As I understand it switching between SATA and SATA2 is just a change in transfer speed and shouldn't effect your data on the disk.  Most SATA2 drives have a jumper to set the mode to SATA or SATA2 and I know that at least one make will only run in SATA2 mode after being told to by a windows config utility.  However, I've never personally used SATA2 so I wouldn't know for certain.  I have a single SATA drive.
I don't think there are special cables for SATA2, just the standard SATA ones.  With a hard drive the data cable is certainly not going to be a bottleneck!!

As for media centre, I built my own media centre for my lounge based on windows mce 2005.  It can be run on any modern mobo, cpu, graphics card, memory as per windows but it is only compatible with certain TV tuner cards if you are planning on using the mce front end for tv.  The tv tuner card's own bundled software will still work with any tv tuner.  Compatible tv tuner cards usually have two drivers - one for using in windows and one for using in mce.

The spec of my media centre is in my sig. as you can see the hardware is not exactly modern, which is the point for me as it needs to be quiet.


----------



## Hydrashok (May 11, 2006)

well from looking around... it does look like there are sata 2 cables that support 300 mb/s instead of just the 150 mb/s

but what i need to know is...   if i go ahead and put this thing together.. and install the hard drive using a regular ole ata cable..  then go ahead and install win xp/media center..  then install the new bios and drivers...   later   when i do get myself a sata 2 cable... will i then have to re-install windows to get the system to reset to sata?


thanks guys



----damn you oblivion... and ur hold on me


----------



## Txguy (May 11, 2006)

Need some help or advice trying to build my first computer....heres what i have ASRock 939Dual-SATA2 board Running PCI-E with a Seagate SATAII 3.0 , Its just a single drive no raid stuff i have the connectors plugged properly Bios does see the HD but how should the Controllers be Under "IDE Configuration" you have...
Onboard IDE controller...set to what? I have Both
Onboard SATA controller...set to what?I have Enabled
Onboard SATA operation mode...set to what?I have Non-raid
Onboard SATAII Controller..set to what?I have Enabled
 SATAII operation mode set to what? I have SATA
 SATAII Driving..set to what? I have normal
 I also have boot sequence set to Rom 1st...then HD 2nd? right?
 Please keep in mind this is a single drive Non-Raid the user book say you do not need drivers for this setup?? so i saved everything it rebooted saying please put support media in or boot to proper device?? uhh how or what do i do to format? Sorry for noob questions as i am learning. Thx in advance


----------



## Hydrashok (May 11, 2006)

sorry tx...  haven't gotten that far yet..   although i hope someone answers ya because i feel like i'll be having the same problem   

damn u pc's w/ ur ide/sata/sata2/mb-gb ratio/windows and not having drivers for this right off the bat so all i have to do is just put it together and install

everytime i think i know what i'm doing            


-i guess i shouldn't complain until i give it a shot and then it     

-i'm just waiting for a spare hour away from my kids to see if i can't go and fry 500 dollars 1 shot


----------



## EnglishLion (May 11, 2006)

Txguy said:
			
		

> Need some help or advice trying to build my first computer....heres what i have ASRock 939Dual-SATA2 board Running PCI-E with a Seagate SATAII 3.0 , Its just a single drive no raid stuff i have the connectors plugged properly Bios does see the HD but how should the Controllers be Under "IDE Configuration" you have...
> Onboard IDE controller...set to what? I have Both
> Onboard SATA controller...set to what?I have Enabled
> Onboard SATA operation mode...set to what?I have Non-raid
> ...



Onboard IDE controller...set to what? I have Both  
This is your IDE connections - with your hdd on SATA, that just leaves your dvd/cd drives on the ide.  If you've got them connected to primary set 'primary', secondary then set 'secondary' and if you've got so many drives that you need both then set 'both'.

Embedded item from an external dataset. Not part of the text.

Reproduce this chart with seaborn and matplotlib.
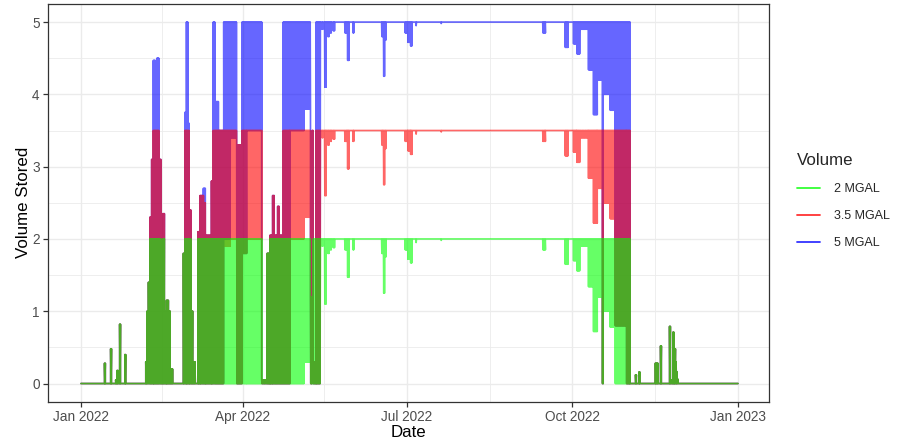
import numpy as np
import pandas as pd
import seaborn as sns
import matplotlib.pyplot as plt
from matplotlib.lines import Line2D
import matplotlib.dates as mdates

# Each row: start day, end day, then (low, high) for 2 MGAL, 3.5 MGAL, 5 MGAL.
# Day 0 = 1 Jan 2022. Within a row the hourly level swings between low and high.
jan_spikes = [
    (13.1, 13.5, 0, .28, 0, .28, 0, .28),
    (16.5, 16.9, 0, .48, 0, .48, 0, .48),
    (19.3, 19.7, 0, .05, 0, .05, 0, .05),
    (20.1, 20.5, 0, .18, 0, .18, 0, .18),
    (20.5, 21.5, 0, .04, 0, .04, 0, .04),
    (21.5, 21.9, 0, .82, 0, .82, 0, .82),
    (24.4, 24.8, 0, .40, 0, .40, 0, .40),
]

spring = [
    (36.0, 36.7, 0, .3, 0, .3, 0, .3),
    (36.7, 37.5, 0, 1.0, 0, 1.0, 0, 1.0),
    (37.5, 38.3, 0, 1.4, 0, 1.4, 0, 1.4),
    (38.3, 39.3, 0, 2, 0, 2.3, 0, 2.3),
    (39.3, 40.2, 0, 2, 0, 3.1, 0, 3.1),
    (40.2, 41.2, 0, 2, 0, 3.5, 0, 4.47),
    (41.2, 42.2, 0, 2, 0, 3.5, 0, 3.9),
    (42.2, 43.2, 0, 2, 0, 3.5, 0, 4.5),
    (43.2, 44.3, 0, 2, 0, 3.1, 0, 3.1),
    (44.3, 45.5, 0, .3, 0, .3, 0, .3),
    (45.5, 46.3, 0, 2, 0, 2.35, 0, 2.35),
    (46.3, 47.5, 0, 1.0, 0, 1.0, 0, 1.0),
    (47.5, 48.5, 0, 1.15, 0, 1.15, 0, 1.15),
    (48.5, 49.5, 0, 1.0, 0, 1.0, 0, 1.0),
    (49.5, 51.0, 0, .2, 0, .2, 0, .2),
    (51.0, 56.9, 0, 0, 0, 0, 0, 0),
    (56.9, 57.7, 0, 1.8, 0, 1.8, 0, 1.8),
    (57.7, 58.6, 0, 2, 0, 3.5, 0, 3.75),
    (58.6, 59.3, 0, 2, 0, 3.5, 0, 5),
    (59.3, 60.2, 0, 2, 0, 3.5, 0, 3.6),
    (60.2, 61.0, 0, 2, 0, 2.4, 0, 2.4),
    (61.0, 62.0, 0, 1.0, 0, 1.0, 0, 1.0),
    (62.0, 63.5, 0, .3, 0, .3, 0, .3),
    (63.5, 65.0, 0, 0, 0, 0, 0, 0),
    (65.0, 66.2, 0, 2, 0, 2.1, 0, 2.1),
    (66.2, 68.0, 0, 2, 0, 2.6, 0, 2.6),
    (68.0, 69.2, 0, 2, 0, 2.5, 0, 2.7),
    (69.2, 72.5, 0, 2, 0, 2.05, 0, 2.05),
    (72.5, 73.5, 0, 2, 0, 2.8, 0, 2.8),
    (73.5, 74.3, 0, 2, 0, 3.5, 0, 5),
    (74.3, 76.3, 0, 2, 0, 3.5, 0, 3.9),
    (76.3, 79.3, 0, 2, 0, 3.5, 0, 3.5),
    (79.3, 83.0, 0, 2, 1.9, 3.5, 2, 5),
    (83.0, 86.5, 0, 2, 2, 3.5, 3.4, 5),
    (86.5, 89.5, 0, 2, 0, 3.3, 0, 3.3),
    (89.5, 92.0, 0, 2, 1.8, 3.5, 1.8, 5),
    (92.0, 100.4, 0, 2, 2, 3.5, 3.5, 5),
    (100.4, 103.5, 0, .05, 0, .05, 0, .05),
    (103.5, 105.0, 0, 1.8, 0, 1.8, 0, 1.8),
    (105.0, 106.5, 0, 2, 0, 2.05, 0, 2.05),
    (106.5, 107.3, 0, 2, 0, 2.6, 0, 2.6),
    (107.3, 109.3, 0, 2, 0, 2.05, 0, 2.05),
    (109.3, 110.0, 0, 2, 0, 2.45, 0, 2.45),
    (110.0, 112.4, 0, 2, 0, 2.05, 0, 2.05),
    (112.4, 116.0, 0, 2, 0, 3.5, 0, 5),
    (116.0, 124.0, 0, 2, 2, 3.5, 3.5, 5),
    (124.0, 127.5, .3, 2, 2.3, 3.5, 3.8, 5),
    (127.5, 128.5, 0, 1.2, 0, 1.2, 0, 1.2),
    (128.5, 129.0, 0, 1.2, 1.2, 3.5, 1.2, 3.5),
    (129.0, 130.6, 0, 2, 0, .3, 0, .3),
    (130.6, 133.0, 0, 2, 0, 3.5, 0, 5),
    (133.0, 133.8, 2, 2, 3.5, 3.5, 5, 5),
]

summer_dips = [
    (133.8, 134.5, 1.9, 2, 3.4, 3.5, 4.9, 5),
    (135.3, 136.2, 1.1, 2, 2.6, 3.5, 4.1, 5),
    (137.0, 138.0, 1.8, 2, 3.3, 3.5, 4.8, 5),
    (138.5, 139.0, 1.85, 2, 3.35, 3.5, 4.85, 5),
    (140.0, 141.0, 1.88, 2, 3.38, 3.5, 4.88, 5),
    (146.5, 147.8, 1.85, 2, 3.35, 3.5, 4.85, 5),
    (148.0, 149.0, 1.47, 2, 2.97, 3.5, 4.47, 5),
    (151.0, 151.5, 1.85, 2, 3.35, 3.5, 4.85, 5),
    (167.0, 168.0, 1.8, 2, 3.3, 3.5, 4.8, 5),
    (168.0, 168.8, 1.25, 2, 2.75, 3.5, 4.25, 5),
    (168.8, 169.5, 1.75, 2, 3.25, 3.5, 4.75, 5),
    (180.0, 181.5, 1.85, 2, 3.35, 3.5, 4.85, 5),
    (181.5, 183.0, 1.72, 2, 3.22, 3.5, 4.72, 5),
    (183.0, 184.0, 1.67, 2, 3.17, 3.5, 4.67, 5),
    (186.0, 186.4, 1.95, 2, 3.45, 3.5, 4.95, 5),
    (200.0, 200.3, 1.98, 2, 3.48, 3.5, 4.98, 5),
    (256.5, 258.0, 1.85, 2, 3.35, 3.5, 4.85, 5),
    (268.9, 270.7, 1.65, 2, 3.15, 3.5, 4.65, 5),
    (273.5, 275.4, 1.7, 2, 3.2, 3.5, 4.7, 5),
    (275.4, 277.2, 1.56, 2, 3.06, 3.5, 4.56, 5),
    (277.2, 281.8, 1.9, 2, 3.4, 3.5, 4.9, 5),
    (281.8, 284.6, 1.34, 2, 2.84, 3.5, 4.34, 5),
    (284.6, 286.8, .72, 2, 2.22, 3.5, 3.72, 5),
    (286.8, 289.6, 1.2, 2, 2.7, 3.5, 4.2, 5),
    (289.6, 290.1, 0, 2, 0, 3.5, 0, 5),
    (290.1, 293.9, 1.0, 2, 2.5, 3.5, 4.0, 5),
    (293.9, 296.7, .78, 2, 2.28, 3.5, 3.78, 5),
]

fall = [
    (296.7, 303.0, 0, 2, .8, 3.5, .8, 5),
    (303.0, 305.0, 0, 2, 0, 3.5, 0, 5),
]

winter_spikes = [
    (308.1, 308.5, 0, .12, 0, .12, 0, .12),
    (310.0, 310.4, 0, .16, 0, .16, 0, .16),
    (319.1, 320.6, 0, .28, 0, .28, 0, .28),
    (322.0, 322.4, 0, .52, 0, .52, 0, .52),
    (327.0, 327.4, 0, .79, 0, .79, 0, .79),
    (327.4, 328.9, 0, .05, 0, .05, 0, .05),
    (328.9, 329.3, 0, .71, 0, .71, 0, .71),
    (329.3, 329.8, 0, .30, 0, .30, 0, .30),
    (329.8, 330.2, 0, .48, 0, .48, 0, .48),
    (330.2, 330.8, 0, .30, 0, .30, 0, .30),
    (330.8, 331.2, 0, .16, 0, .16, 0, .16),
    (331.2, 331.8, 0, .06, 0, .06, 0, .06),
]

series = ["2 MGAL", "3.5 MGAL", "5 MGAL"]
colors = {"2 MGAL": "#00FF00", "3.5 MGAL": "#FF0000", "5 MGAL": "#0000FF"}
EMPTY = (0, 0, 0, 0, 0, 0)
FULL = (2, 2, 3.5, 3.5, 5, 5)


def fill_gaps(rows, start, end, base):
    out, t = [], start
    for r in rows:
        if r[0] > t:
            out.append((t, r[0]) + base)
        out.append(r)
        t = r[1]
    if end > t:
        out.append((t, end) + base)
    return out


rows = (fill_gaps(jan_spikes, 0, 36.0, EMPTY) + spring
        + fill_gaps(summer_dips, 133.8, 296.7, FULL) + fall
        + fill_gaps(winter_spikes, 305.0, 365.0, EMPTY))

frames = []
for k, name in enumerate(series):
    t, v = [], []
    for r in rows:
        s, e, lo, hi = r[0], r[1], r[2 + 2 * k], r[3 + 2 * k]
        n = 2 if lo == hi else max(3, int((e - s) * 6) + 1)
        t.extend(np.linspace(s, e, n))
        v.extend(np.where(np.arange(n) % 2 == 0, hi, lo))
    frames.append(pd.DataFrame({
        "Date": pd.Timestamp("2022-01-01") + pd.to_timedelta(np.array(t), unit="D"),
        "Volume Stored": v,
        "Volume": name,
    }))
df = pd.concat(frames, ignore_index=True)

sns.set_theme(style="white")
plt.rcParams["font.family"] = ["Liberation Sans", "DejaVu Sans"]

fig, ax = plt.subplots(figsize=(8.98, 4.44), dpi=100)
fig.subplots_adjust(left=0.0535, right=0.8563, top=0.991, bottom=0.0955)

# blue first, then red, then green on top (as in the original overlap colours)
sns.lineplot(data=df, x="Date", y="Volume Stored", hue="Volume",
             hue_order=["5 MGAL", "3.5 MGAL", "2 MGAL"], palette=colors,
             estimator=None, sort=False, alpha=0.6, linewidth=1.2,
             legend=False, ax=ax)

t0 = pd.Timestamp("2022-01-01")
ax.set_xlim(t0 - pd.Timedelta(days=18.3), t0 + pd.Timedelta(days=382.2))
ax.set_ylim(-0.25, 5.25)

major = pd.to_datetime(["2022-01-01", "2022-04-01", "2022-07-01", "2022-10-01", "2023-01-01"])
minor = pd.to_datetime(["2022-02-15", "2022-05-16", "2022-08-16", "2022-11-16"])
ax.set_xticks(major)
ax.set_xticks(minor, minor=True)
ax.xaxis.set_major_formatter(mdates.DateFormatter("%b %Y"))
ax.set_yticks(range(6))
ax.set_yticks(np.arange(0.5, 5, 1), minor=True)

ax.grid(which="major", color="#EBEBEB", linewidth=1.0, zorder=0)
ax.grid(which="minor", color="#EBEBEB", linewidth=0.6, zorder=0)
ax.set_axisbelow(True)
for sp in ax.spines.values():
    sp.set_color("#333333")
    sp.set_linewidth(0.9)
ax.tick_params(which="major", length=3.5, width=0.9, color="#333333",
               labelsize=9.8, labelcolor="#4D4D4D", pad=2.5,
               bottom=True, left=True)
ax.tick_params(which="minor", length=0)

ax.set_xlabel("Date", fontsize=12.2, color="black")
ax.set_ylabel("Volume Stored", fontsize=12.2, color="black")
ax.xaxis.set_label_coords(0.5, -0.058)
ax.yaxis.set_label_coords(-0.024, 0.5)

handles = [Line2D([0], [0], color=colors[s], alpha=0.8, lw=1.3) for s in series]
leg = fig.legend(handles, series, title="Volume", loc="upper left",
                 bbox_to_anchor=(0.8875, 0.656), frameon=False,
                 fontsize=9.0, title_fontsize=12.2, handlelength=1.85,
                 handletextpad=1.1, labelspacing=1.22, borderpad=0,
                 borderaxespad=0, alignment="left")

fig.savefig("out.png", dpi=100)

Onboard SATA controller...set to what?I have Enabled
This is the SATA1 controller, you're using SATA2 so you can disable this.

Onboard SATA operation mode...set to what?I have Non-raid
If you disable the above then this option should disappear.

Onboard SATAII Controller..set to what?I have Enabled
This is correct

 SATAII operation mode set to what? I have SATA 
Again correct

 SATAII Driving..set to what? I have normal
Leave on 'normal' to start with

so i saved everything it rebooted saying please put support media in or boot to proper device?? 
Is there anything for it to boot from?  If it's a new hdd then you need to format it and install windows (an operating system) on it for it to boot.  You do this by putting the windows install CD in and booting from the CD - then following instructions and wait, wait and wait some more!


----------



## Txguy (May 12, 2006)

Thx for the reply...I got it to where Im not getting any posts now and it says please put support media in or boot from a different device so at this point i put WinXP in it starts loading up all kinds of drivers i thinking cool.....then it gets to the end and says it cant find any Hard disk Im like wtf.....any ideas?? Bios see's it and reads correctly. ?? i was reading around about others using a Win98 bootup disk just to get the HD to format?? i dunno any ideas....thx again


----------



## {JNT}Raptor (May 12, 2006)

Your going to have to load the SATA II drivers during the Initial Install of windows.....Press and hold F6 after Booting from the Win XP CD.....then later during the Install you'll have to supply the SATA II Driver Floppy(You may have to make one)......Windows XP Isn't Preloaded with the SATA II driver....therefore the OS cannot see It during the Install.

You could also try setting your SATA II Mode to "IDE" Instead of "SATA" and see If windows see's It during the Install.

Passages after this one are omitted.